__Written request__:
Reproduce all of the data below without alteration; exclude every picture.

__Data block__:

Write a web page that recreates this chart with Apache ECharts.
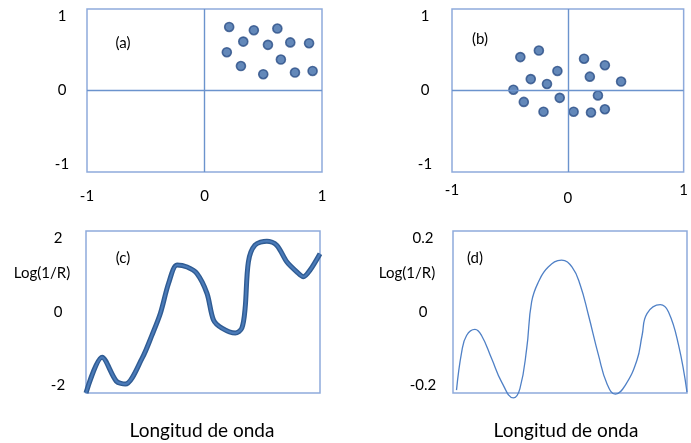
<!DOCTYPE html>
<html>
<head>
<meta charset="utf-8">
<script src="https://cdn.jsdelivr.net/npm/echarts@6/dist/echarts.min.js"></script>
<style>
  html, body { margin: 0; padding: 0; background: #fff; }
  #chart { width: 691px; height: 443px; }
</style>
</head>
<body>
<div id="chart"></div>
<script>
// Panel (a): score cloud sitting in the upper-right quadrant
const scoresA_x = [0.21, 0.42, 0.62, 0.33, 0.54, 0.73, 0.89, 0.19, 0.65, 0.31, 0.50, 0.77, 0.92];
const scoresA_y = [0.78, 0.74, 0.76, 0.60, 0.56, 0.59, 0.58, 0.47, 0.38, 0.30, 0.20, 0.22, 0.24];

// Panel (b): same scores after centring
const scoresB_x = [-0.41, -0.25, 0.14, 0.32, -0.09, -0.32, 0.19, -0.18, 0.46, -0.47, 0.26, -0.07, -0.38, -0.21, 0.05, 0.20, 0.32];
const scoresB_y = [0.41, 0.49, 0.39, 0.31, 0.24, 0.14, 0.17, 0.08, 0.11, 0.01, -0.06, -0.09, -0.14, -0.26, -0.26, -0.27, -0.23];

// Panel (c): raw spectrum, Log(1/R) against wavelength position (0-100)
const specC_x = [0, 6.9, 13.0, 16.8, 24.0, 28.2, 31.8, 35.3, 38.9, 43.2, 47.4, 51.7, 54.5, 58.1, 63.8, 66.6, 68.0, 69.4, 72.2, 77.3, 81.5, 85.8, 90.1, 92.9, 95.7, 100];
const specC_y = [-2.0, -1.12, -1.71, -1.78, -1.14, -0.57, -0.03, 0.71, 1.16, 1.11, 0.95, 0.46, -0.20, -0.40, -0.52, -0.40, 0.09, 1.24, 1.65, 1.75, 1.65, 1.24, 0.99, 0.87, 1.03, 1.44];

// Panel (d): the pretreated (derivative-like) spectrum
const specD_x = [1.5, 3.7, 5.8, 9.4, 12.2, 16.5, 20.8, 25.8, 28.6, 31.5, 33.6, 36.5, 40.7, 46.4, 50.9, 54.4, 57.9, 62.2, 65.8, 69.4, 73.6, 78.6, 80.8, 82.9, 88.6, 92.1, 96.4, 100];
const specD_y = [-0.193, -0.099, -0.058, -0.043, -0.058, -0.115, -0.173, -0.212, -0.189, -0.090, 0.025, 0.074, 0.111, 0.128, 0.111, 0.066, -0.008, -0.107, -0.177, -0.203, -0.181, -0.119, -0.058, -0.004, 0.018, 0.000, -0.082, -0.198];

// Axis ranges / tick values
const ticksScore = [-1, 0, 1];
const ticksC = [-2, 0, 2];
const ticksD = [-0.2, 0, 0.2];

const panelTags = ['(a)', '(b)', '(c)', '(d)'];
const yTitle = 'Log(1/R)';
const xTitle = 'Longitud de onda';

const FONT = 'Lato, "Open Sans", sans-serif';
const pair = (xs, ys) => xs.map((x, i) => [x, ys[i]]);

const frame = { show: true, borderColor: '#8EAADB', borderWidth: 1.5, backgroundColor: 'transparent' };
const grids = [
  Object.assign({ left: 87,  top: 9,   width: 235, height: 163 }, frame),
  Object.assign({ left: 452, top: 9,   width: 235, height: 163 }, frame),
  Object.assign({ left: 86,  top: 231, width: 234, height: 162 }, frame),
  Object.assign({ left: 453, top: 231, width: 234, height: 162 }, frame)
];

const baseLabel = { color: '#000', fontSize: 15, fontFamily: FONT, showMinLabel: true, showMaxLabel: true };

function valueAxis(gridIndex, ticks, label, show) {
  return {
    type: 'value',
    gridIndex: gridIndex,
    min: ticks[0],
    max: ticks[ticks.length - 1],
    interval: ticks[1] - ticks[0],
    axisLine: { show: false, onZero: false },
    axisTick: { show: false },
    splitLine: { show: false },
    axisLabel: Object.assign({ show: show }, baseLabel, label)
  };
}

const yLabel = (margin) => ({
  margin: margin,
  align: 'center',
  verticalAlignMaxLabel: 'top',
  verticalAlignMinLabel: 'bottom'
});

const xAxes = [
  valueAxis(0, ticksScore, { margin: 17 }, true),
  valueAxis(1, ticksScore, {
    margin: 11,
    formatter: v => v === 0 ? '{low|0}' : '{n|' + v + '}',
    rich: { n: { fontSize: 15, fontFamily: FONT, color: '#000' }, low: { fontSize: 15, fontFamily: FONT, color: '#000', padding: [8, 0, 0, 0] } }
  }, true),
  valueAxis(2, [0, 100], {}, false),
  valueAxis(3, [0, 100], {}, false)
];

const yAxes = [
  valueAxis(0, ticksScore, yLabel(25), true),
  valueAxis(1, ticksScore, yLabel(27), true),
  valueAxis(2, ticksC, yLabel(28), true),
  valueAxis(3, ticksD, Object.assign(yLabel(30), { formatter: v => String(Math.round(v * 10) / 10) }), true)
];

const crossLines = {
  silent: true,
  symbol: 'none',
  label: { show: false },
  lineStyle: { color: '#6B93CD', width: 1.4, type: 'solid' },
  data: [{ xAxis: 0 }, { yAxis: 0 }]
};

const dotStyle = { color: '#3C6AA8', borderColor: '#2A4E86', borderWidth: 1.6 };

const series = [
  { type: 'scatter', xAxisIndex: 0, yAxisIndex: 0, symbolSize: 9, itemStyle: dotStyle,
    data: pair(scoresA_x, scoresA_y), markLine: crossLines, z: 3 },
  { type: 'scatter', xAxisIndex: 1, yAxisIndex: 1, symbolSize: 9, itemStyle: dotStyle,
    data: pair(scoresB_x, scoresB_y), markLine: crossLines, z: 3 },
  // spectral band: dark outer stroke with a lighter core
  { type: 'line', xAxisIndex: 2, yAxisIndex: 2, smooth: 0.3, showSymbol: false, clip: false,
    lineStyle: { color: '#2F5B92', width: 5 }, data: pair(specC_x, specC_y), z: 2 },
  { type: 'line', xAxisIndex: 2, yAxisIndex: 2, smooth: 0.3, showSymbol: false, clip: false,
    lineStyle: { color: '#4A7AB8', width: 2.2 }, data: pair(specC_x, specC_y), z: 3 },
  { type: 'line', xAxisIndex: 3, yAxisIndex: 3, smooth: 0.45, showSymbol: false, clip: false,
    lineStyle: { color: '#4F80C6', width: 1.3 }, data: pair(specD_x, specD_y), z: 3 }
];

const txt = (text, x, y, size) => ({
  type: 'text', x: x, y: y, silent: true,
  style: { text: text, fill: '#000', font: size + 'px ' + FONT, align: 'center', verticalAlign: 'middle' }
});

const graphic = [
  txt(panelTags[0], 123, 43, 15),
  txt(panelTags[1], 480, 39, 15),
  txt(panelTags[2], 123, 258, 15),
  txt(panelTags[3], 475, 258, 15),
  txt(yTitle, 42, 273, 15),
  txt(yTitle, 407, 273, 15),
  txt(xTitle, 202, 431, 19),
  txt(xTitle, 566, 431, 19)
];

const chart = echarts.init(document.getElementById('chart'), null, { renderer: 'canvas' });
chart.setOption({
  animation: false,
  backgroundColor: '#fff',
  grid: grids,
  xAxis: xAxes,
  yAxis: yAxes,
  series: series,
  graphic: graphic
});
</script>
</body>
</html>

__Result__:
Write a web page that recreates this chart with Apache ECharts.
<!DOCTYPE html>
<html>
<head>
<meta charset="utf-8">
<script src="https://cdn.jsdelivr.net/npm/echarts@6/dist/echarts.min.js"></script>
<style>
  html, body { margin: 0; padding: 0; background: #fff; }
  #chart { width: 691px; height: 443px; }
</style>
</head>
<body>
<div id="chart"></div>
<script>
// Panel (a): score cloud sitting in the upper-right quadrant
const scoresA_x = [0.21, 0.42, 0.62, 0.33, 0.54, 0.73, 0.89, 0.19, 0.65, 0.31, 0.50, 0.77, 0.92];
const scoresA_y = [0.78, 0.74, 0.76, 0.60, 0.56, 0.59, 0.58, 0.47, 0.38, 0.30, 0.20, 0.22, 0.24];

// Panel (b): same scores after centring
const scoresB_x = [-0.41, -0.25, 0.14, 0.32, -0.09, -0.32, 0.19, -0.18, 0.46, -0.47, 0.26, -0.07, -0.38, -0.21, 0.05, 0.20, 0.32];
const scoresB_y = [0.41, 0.49, 0.39, 0.31, 0.24, 0.14, 0.17, 0.08, 0.11, 0.01, -0.06, -0.09, -0.14, -0.26, -0.26, -0.27, -0.23];

// Panel (c): raw spectrum, Log(1/R) against wavelength position (0-100)
const specC_x = [0, 6.9, 13.0, 16.8, 24.0, 28.2, 31.8, 35.3, 38.9, 43.2, 47.4, 51.7, 54.5, 58.1, 63.8, 66.6, 68.0, 69.4, 72.2, 77.3, 81.5, 85.8, 90.1, 92.9, 95.7, 100];
const specC_y = [-2.0, -1.12, -1.71, -1.78, -1.14, -0.57, -0.03, 0.71, 1.16, 1.11, 0.95, 0.46, -0.20, -0.40, -0.52, -0.40, 0.09, 1.24, 1.65, 1.75, 1.65, 1.24, 0.99, 0.87, 1.03, 1.44];

// Panel (d): the pretreated (derivative-like) spectrum
const specD_x = [1.5, 3.7, 5.8, 9.4, 12.2, 16.5, 20.8, 25.8, 28.6, 31.5, 33.6, 36.5, 40.7, 46.4, 50.9, 54.4, 57.9, 62.2, 65.8, 69.4, 73.6, 78.6, 80.8, 82.9, 88.6, 92.1, 96.4, 100];
const specD_y = [-0.193, -0.099, -0.058, -0.043, -0.058, -0.115, -0.173, -0.212, -0.189, -0.090, 0.025, 0.074, 0.111, 0.128, 0.111, 0.066, -0.008, -0.107, -0.177, -0.203, -0.181, -0.119, -0.058, -0.004, 0.018, 0.000, -0.082, -0.198];

// Axis ranges / tick values
const ticksScore = [-1, 0, 1];
const ticksC = [-2, 0, 2];
const ticksD = [-0.2, 0, 0.2];

const panelTags = ['(a)', '(b)', '(c)', '(d)'];
const yTitle = 'Log(1/R)';
const xTitle = 'Longitud de onda';

const FONT = 'Lato, "Open Sans", sans-serif';
const pair = (xs, ys) => xs.map((x, i) => [x, ys[i]]);

const frame = { show: true, borderColor: '#8EAADB', borderWidth: 1.5, backgroundColor: 'transparent' };
const grids = [
  Object.assign({ left: 87,  top: 9,   width: 235, height: 163 }, frame),
  Object.assign({ left: 452, top: 9,   width: 235, height: 163 }, frame),
  Object.assign({ left: 86,  top: 231, width: 234, height: 162 }, frame),
  Object.assign({ left: 453, top: 231, width: 234, height: 162 }, frame)
];

const baseLabel = { color: '#000', fontSize: 15, fontFamily: FONT, showMinLabel: true, showMaxLabel: true };

function valueAxis(gridIndex, ticks, label, show) {
  return {
    type: 'value',
    gridIndex: gridIndex,
    min: ticks[0],
    max: ticks[ticks.length - 1],
    interval: ticks[1] - ticks[0],
    axisLine: { show: false, onZero: false },
    axisTick: { show: false },
    splitLine: { show: false },
    axisLabel: Object.assign({ show: show }, baseLabel, label)
  };
}

const yLabel = (margin) => ({
  margin: margin,
  align: 'center',
  verticalAlignMaxLabel: 'top',
  verticalAlignMinLabel: 'bottom'
});

const xAxes = [
  valueAxis(0, ticksScore, { margin: 17 }, true),
  valueAxis(1, ticksScore, {
    margin: 11,
    formatter: v => v === 0 ? '{low|0}' : '{n|' + v + '}',
    rich: { n: { fontSize: 15, fontFamily: FONT, color: '#000' }, low: { fontSize: 15, fontFamily: FONT, color: '#000', padding: [8, 0, 0, 0] } }
  }, true),
  valueAxis(2, [0, 100], {}, false),
  valueAxis(3, [0, 100], {}, false)
];

const yAxes = [
  valueAxis(0, ticksScore, yLabel(25), true),
  valueAxis(1, ticksScore, yLabel(27), true),
  valueAxis(2, ticksC, yLabel(28), true),
  valueAxis(3, ticksD, Object.assign(yLabel(30), { formatter: v => String(Math.round(v * 10) / 10) }), true)
];

const crossLines = {
  silent: true,
  symbol: 'none',
  label: { show: false },
  lineStyle: { color: '#6B93CD', width: 1.4, type: 'solid' },
  data: [{ xAxis: 0 }, { yAxis: 0 }]
};

const dotStyle = { color: '#3C6AA8', borderColor: '#2A4E86', borderWidth: 1.6 };

const series = [
  { type: 'scatter', xAxisIndex: 0, yAxisIndex: 0, symbolSize: 9, itemStyle: dotStyle,
    data: pair(scoresA_x, scoresA_y), markLine: crossLines, z: 3 },
  { type: 'scatter', xAxisIndex: 1, yAxisIndex: 1, symbolSize: 9, itemStyle: dotStyle,
    data: pair(scoresB_x, scoresB_y), markLine: crossLines, z: 3 },
  // spectral band: dark outer stroke with a lighter core
  { type: 'line', xAxisIndex: 2, yAxisIndex: 2, smooth: 0.3, showSymbol: false, clip: false,
    lineStyle: { color: '#2F5B92', width: 5 }, data: pair(specC_x, specC_y), z: 2 },
  { type: 'line', xAxisIndex: 2, yAxisIndex: 2, smooth: 0.3, showSymbol: false, clip: false,
    lineStyle: { color: '#4A7AB8', width: 2.2 }, data: pair(specC_x, specC_y), z: 3 },
  { type: 'line', xAxisIndex: 3, yAxisIndex: 3, smooth: 0.45, showSymbol: false, clip: false,
    lineStyle: { color: '#4F80C6', width: 1.3 }, data: pair(specD_x, specD_y), z: 3 }
];

const txt = (text, x, y, size) => ({
  type: 'text', x: x, y: y, silent: true,
  style: { text: text, fill: '#000', font: size + 'px ' + FONT, align: 'center', verticalAlign: 'middle' }
});

const graphic = [
  txt(panelTags[0], 123, 43, 15),
  txt(panelTags[1], 480, 39, 15),
  txt(panelTags[2], 123, 258, 15),
  txt(panelTags[3], 475, 258, 15),
  txt(yTitle, 42, 273, 15),
  txt(yTitle, 407, 273, 15),
  txt(xTitle, 202, 431, 19),
  txt(xTitle, 566, 431, 19)
];

const chart = echarts.init(document.getElementById('chart'), null, { renderer: 'canvas' });
chart.setOption({
  animation: false,
  backgroundColor: '#fff',
  grid: grids,
  xAxis: xAxes,
  yAxis: yAxes,
  series: series,
  graphic: graphic
});
</script>
</body>
</html>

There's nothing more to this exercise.